QUAND L’EX CHAUFFEUR DE TAXI FINIT SA COURSE EN CIRCUIT COURT...
Dernière mise à jour : 16 févr. 2021
Sylvain Noilou à 33 ans. Il est aujourd’hui maraîcher à Pressigny-Les-Pins. Par choix. Et il en est heureux. L’été il peut travailler 70 heures par semaines sur son exploitation. Et ça ne change rien : il est toujours heureux de son choix de vie.
Il nous explique pourquoi.
« J’ai passé une grande partie de mon enfance à Châtillon-Coligny. À 18 ans, après le lycée en forêt je suis parti à Tours et je ne revenais que très rarement dans le Gâtinais. Je m’y ennuyait. Quant à la nature, d’une certaine manière je ne la voyais pas. J’ai vécu mon adolescence à la campagne sans m’y intéresser. Et j’avais le sentiment que personne ne s’en préoccupait. D’ailleurs, les fils d’agriculteur n’étaient pas plus proche de la nature que moi. Mais ça, je ne m’en suis rendu compte que bien plus tard…
À Tours, j’ai fait des études de gestion, j’ai fait des petits boulots, et je suis devenu taxi. Pendant 8 ans. À la fin je faisais beaucoup de transports de personnes malade ou qui nécessitaient une assistance. J’aimais mon métier et le relationnel que cela impliquait. Et puis il y a eu un changement. C’est difficile à expliquer. J’ai eu une prise de conscience écologique. Je me suis rendu compte de tout ce que l’on détruisait dans les jardins, que ce soit les insectes ou les champignons. Je découvre alors le mouvement des néo-ruraux, ces citadins qui ont un tel besoin de nature qu’ils décident de changer de vie en s’installant à la campagne. Je me sens proche d’eux alors que j’ai été élevé à Châtillon-Coligny ! Je réalise que je suis passé à côté de quelque chose.
Je décide alors de me rapprocher de ma famille. J’arrête le taxi, je veux vivre dehors, dans la nature. Je commence à faire mon jardin. Sur internet je découvre les méthodes de permaculture et je suis convaincu de ces méthodes ou l’homme cultive la terre en symbiose avec le vivant qui y habite. Mais pour moi tout ça est sans issue. Je n’ai pas de terre, je ne suis pas du milieu agricole, c’est donc impossible, impensable.
Et puis j’ai commencé à faire un projet. Une association qui soutient l’installation des petites fermes m’a accompagné et proposé une formation « de l’idée au projet ». J’ai rencontré des maraîchers.

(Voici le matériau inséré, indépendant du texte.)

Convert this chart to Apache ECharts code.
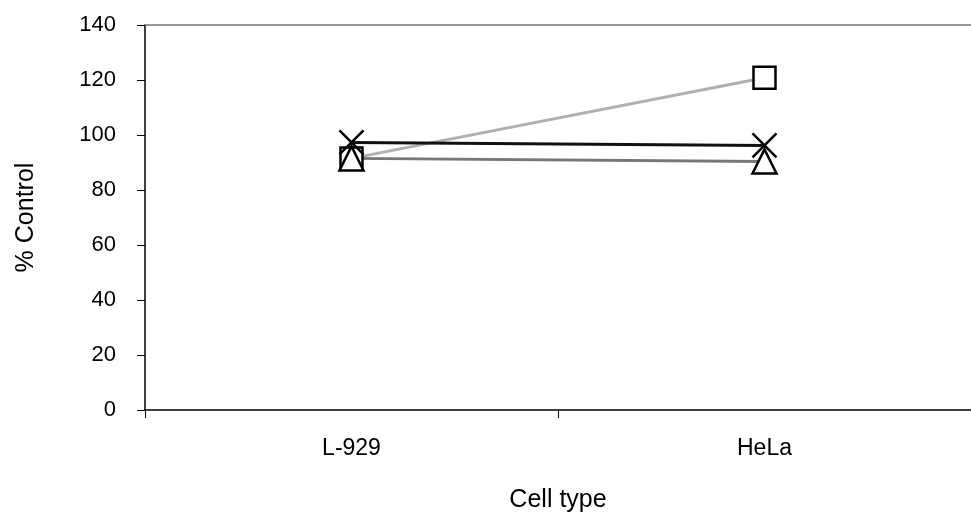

Ça m’a motivé et j’ai fini par passer le BPREA, le Brevet Professionnel Responsable d'exploitation agricole en productions animales ou horticoles. J’avais le sésame mais pour moi rien n’était gagné. Comment trouver du foncier ?
Des amis à Pressigny-Les-Pins ont parlé de mon projet. J’ai rencontré Mme le Maire, Mme Garnier. Et j’ai eu de la chance. Une parcelle de « prairie depuis toujours » était à vendre depuis quinze jours. 1,5 hectares de prairie, et une maison en ruine. Le tout à vendre 45000 euros. Je me suis décidé. J’ai investi 50000 euros supplémentaires pour rendre la maison habitable. Pour mon exploitation j’ai obtenu des aides financières de la région, de l’Europe et du département. 18000 euros. Mais il y a une condition : d’ici cinq ans je dois être en mesure de me dégager un smic, sinon je dois rembourser. L’urgence a été de faire un forage pour disposer d’eau sur le site. Le coût : 10000 euros. Mais c’est indispensable.
Mon installation officielle date de février 2018. L’année dernière je n’étais pas encore complètement opérationnel. Cette année ça va être le vrai départ de mon activité. J’ai choisi de travailler au maximum en circuit court. Mes clients viennent me voir les samedi matins, je livre à une AMAP située à quelques kilomètres chaque semaine, et je livre à la demande l’épicerie du village. C’est ce que je voulais faire : de la vente directe, au contact des gens. Ma vie me plait. Beaucoup de personnes considèrent que j’ai fait beaucoup de sacrifices. C’est les autres qui le disent, moi j’en ai pas l’impression.